もうだめかもしれない。

大丈夫ですかと聞かれたら、はい大丈夫ですと言うタイプの人間です。

はじめて

息子が剣道を始めたい、と言い出したので、近所の剣道教室に見学に行った。

しかも見学だけのつもりで行ったところ、「せっかくですし、どうぞ!」とご親切に竹刀まで貸していただき

たっぷりと指導していただいてしまった。

正直なところ僕に似てそれほど運動神経もよくなさそうだし、根性もそんななさそうだし、大丈夫かなーなんて思っていたら

最後まで練習に参加し、帰りに「どうする?続けられそう?」と聞いてみると

「剣道って面白いね」

などと真顔で言い出し、帰り道には「めーん!どーう!こてー!」などと路上で叫び出す始末。やめて、うるさいから。
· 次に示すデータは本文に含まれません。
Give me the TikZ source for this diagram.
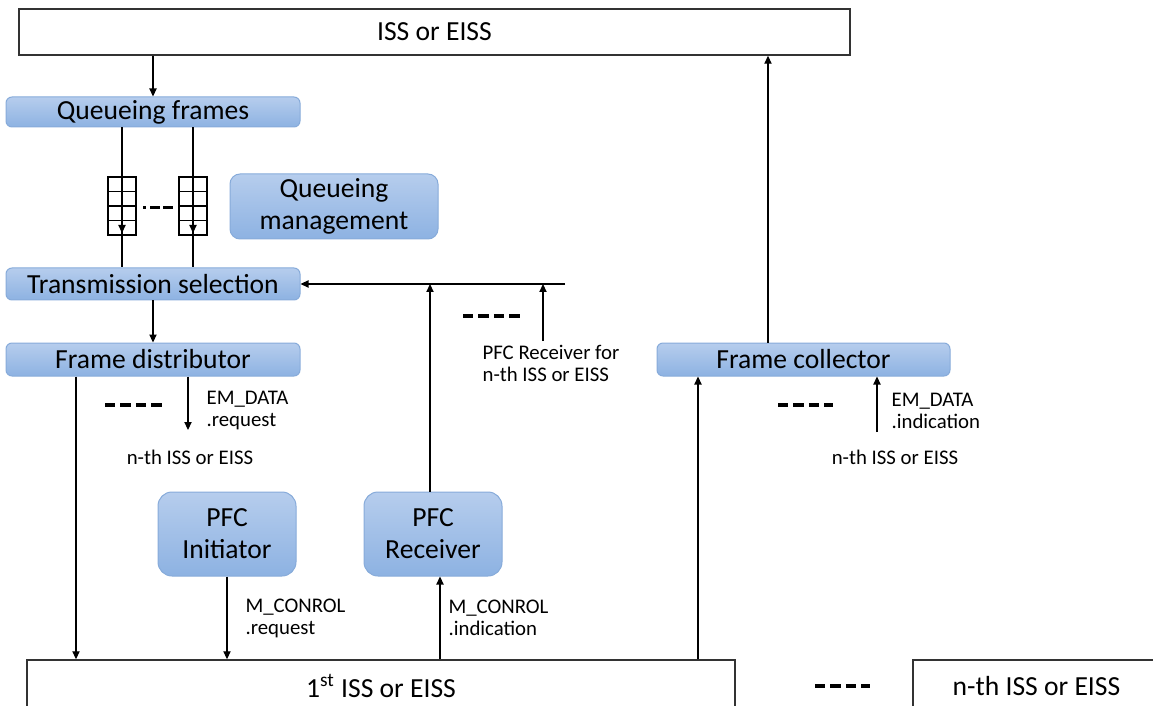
\documentclass[tikz,border=0pt]{standalone}
\usepackage{fontspec}
\setmainfont{Carlito}
\usepackage{tikz}
\usetikzlibrary{arrows.meta}

\definecolor{boxtop}{RGB}{182,205,237}
\definecolor{boxbot}{RGB}{141,178,226}
\definecolor{boxline}{RGB}{135,171,218}

\begin{document}
\begin{tikzpicture}[x=0.5pt,y=-0.5pt,line width=0.6pt,
		>={Triangle[length=4pt,width=3.6pt]},
		blk/.style={draw=black!80,line width=0.75pt,inner sep=0pt,font=\fontsize{13.8}{16}\selectfont},
		blu/.style={draw=boxline,line width=0.5pt,top color=boxtop,bottom color=boxbot,rounded corners=3pt,
			inner sep=0pt,align=center,font=\fontsize{13.8}{16}\selectfont},
		lbl/.style={inner sep=0pt,align=left,font=\fontsize{10.4}{11}\selectfont},
		gap/.style={line width=1.6pt,dash pattern=on 5.2pt off 2.5pt}]
		\useasboundingbox (0,0) rectangle (1153,706);
		\clip (0,0) rectangle (1153,706);
		\node[blk,minimum width=415.5pt,minimum height=23pt] (isstop) at (434.5,32) {ISS or EISS};
		\node[blu,minimum width=147pt,minimum height=15pt] (qframes) at (153,112) {Queueing frames};
		\node[blu,minimum width=104pt,minimum height=32.5pt,rounded corners=5pt] (qmgmt) at (334,206.5) {Queueing\\management};
		\node[blu,minimum width=147pt,minimum height=16pt] (tsel) at (153,284) {Transmission selection};
		\node[blu,minimum width=147pt,minimum height=16.5pt] (fdist) at (153,359.5) {Frame distributor};
		\node[blu,minimum width=146.5pt,minimum height=16.5pt] (fcoll) at (803.5,359.5) {Frame collector};
		\node[blu,minimum width=69pt,minimum height=42pt,rounded corners=7pt] (pfcinit) at (227,534) {PFC\\Initiator};
		\node[blu,minimum width=69pt,minimum height=42pt,rounded corners=7pt] (pfcrecv) at (433,534) {PFC\\Receiver};
		\node[blk,minimum width=354pt,minimum height=26pt] (iss1) at (381,686) {1\textsuperscript{st} ISS or EISS};
		\node[blk,minimum width=123.5pt,minimum height=26pt] (issn) at (1036.5,686) {n-th ISS or EISS};

		\coordinate (qa) at (122,0);
		\coordinate (qb) at (193,0);
		\coordinate (fbend) at (565,0);
		\coordinate (rx) at (430,0);
		\coordinate (nrx) at (543,341);
		\coordinate (dl) at (76,0);
		\coordinate (dnend) at (188,430);
		\coordinate (ri) at (440,0);
		\coordinate (cu) at (698,0);
		\coordinate (cd) at (768,0);
		\coordinate (cnend) at (877,432);

		\draw[->] (qframes.north |- isstop.south) -- (qframes.north);
		\foreach \q/\qx in {qa/122,qb/193}{
			\draw (qframes.south -| \q) -- (tsel.north -| \q);
			\draw[line width=0.7pt] (\qx-14,177) rectangle (\qx+14,235);
			\foreach \qy in {191.5,206,220.5}
				\draw[line width=0.7pt] (\qx-14,\qy) -- (\qx+14,\qy);
			\draw[->] (\qx,222) -- (\qx,233);
		}
		\draw[line width=1.5pt,dash pattern=on 1.5pt off 2pt on 5pt off 1.5pt on 5pt] (143,208) -- (176,208);

		\draw[->] (tsel.east -| fbend) -- (tsel.east);
		\draw[->] (pfcrecv.north -| rx) -- (tsel.east -| rx);
		\draw[->] (nrx) -- (tsel.east -| nrx);
		\draw[->] (tsel.south) -- (fdist.north);
		\draw[->] (fdist.south -| dl) -- (iss1.north -| dl);
		\draw[->] (fdist.south -| dnend) -- (dnend);
		\draw[->] (pfcinit.south) -- (iss1.north -| pfcinit.south);
		\draw[->] (iss1.north -| ri) -- (pfcrecv.south -| ri);
		\draw[->] (iss1.north -| cu) -- (fcoll.south -| cu);
		\draw[->] (fcoll.north -| cd) -- (isstop.south -| cd);
		\draw[->] (cnend) -- (fcoll.south -| cnend);

		\draw[gap] (105,405) -- (162,405);
		\draw[gap] (463,316) -- (520,316);
		\draw[gap] (778,405) -- (833,405);
		\draw[gap] (815,686) -- (870,686);

		\node[lbl,anchor=west] (emreq) at (206,411) {EM\_DATA\\.request};
		\node[lbl] (nthl) at (190,457) {n-th ISS or EISS};
		\node[lbl,anchor=west] (pfcfor) at (482,363.5) {PFC Receiver for\\n-th ISS or EISS};
		\node[lbl,anchor=west] (mcreq) at (245,618) {M\_CONROL\\.request};
		\node[lbl,anchor=west] (mcind) at (448,618) {M\_CONROL\\.indication};
		\node[lbl,anchor=west] (emind) at (891,411) {EM\_DATA\\.indication};
		\node[lbl] (nthr) at (895,457) {n-th ISS or EISS};
	\end{tikzpicture}
\end{document}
とはいえ、こんなことを息子が言い出すようになるなんて、お父さん泣いちゃう、という感じである



実は僕も息子と同い年くらいの頃に剣道教室に母親に無理矢理連れて行かれ、見学したことがあるのだが、

とにかく運動が嫌いな上に、集団で素振りしたり、足でだーんっと体育館を踏むその音のデカさに恐れをなした僕は

「絶対やらない」と言い張って剣道を始めなかったのだ。

いつまで続くかなんて今はわからないが、はじめの一歩を踏み出しただけでも、息子の方がマシである。とりあえず、たくさん褒めた。


先週末、映画にもはじめて息子と二人で行ってみた。

朝から妹と喧嘩ばかりしているので、たまには引き離して別々で遊びに行ってみようと思ったのだ。

巻き込んで悪かったけど、妻には妹お任せし、僕は息子と二人でポケモンの映画を近所のショッピングモールに入っているTOHOシネマズに見に行くことにした。

息子にとってははじめての映画である。そもそも「映画館ってなに?」からのスタートだ。

彼にとっては生まれた時からテレビどころかスマホでなんでも観れる世代。

テレビだって「CM飛ばして!」と言うデジタルネイティブが、2時間近く座って1本の作品を観れるのだろうか…と不安だった僕は、
とりあえずおしっこだけでもすぐに行けるように端っこの席をとった。

少しでも映画にポジティブなイメージを持ってもらうため、映画が始まる前に映画館の紹介ツアーをした。

「ここが売店だよ。ここでは映画にまつわるグッズが買えるんだ」
「へえー」
「で、ここが食べ物とか飲み物とかが買えるとこね。映画を観るときはポップコーンとコーラを買うっていう決まりがあるから、買って一緒に食べようね」
「へえー」
と嘘を教えつつ、館内に入った。

開始してしばらくはすぐにおしっこ、と言い出すのではないか、映画を見ながら独り言で大きい声出すんじゃないか、などと気にしていたものの、全て杞憂に終わった。

映画の展開にあっという間に引き込まれ、脇目も振らずスクリーンの方向だけを一点集中して見続けてくれていた。

しかも子供の頃からゲーム機を買ってもらえず全くポケモンを知らない僕までも、終盤の胸熱展開に思わず本当に泣いてしまうという珍事もひっそり起きていたのだが、それは息子にも、館内の他の大人にも内緒なのである。

映画館を出るとき息子のコーラを確認すると、ほとんど飲んでいない。

「あれ?あんまり飲んでないね」

というと、

「おしっこしたくなると思って…」

などと殊勝なことを言うので、おまえ〜と思わずぐりぐりしてしまった。

できることが少しずつ増えていって、はじめてがこれからたくさん息子にはあるのだと思うと、不安と期待が混じって、とても変な気持ちになっていた頃を思い出す。

僕もそんな息子のはじめてに、少しでも立ち会えて、その時の気持ちを一緒に共有できるようにしたい。

それが、自分の父親としてできることだと思っている。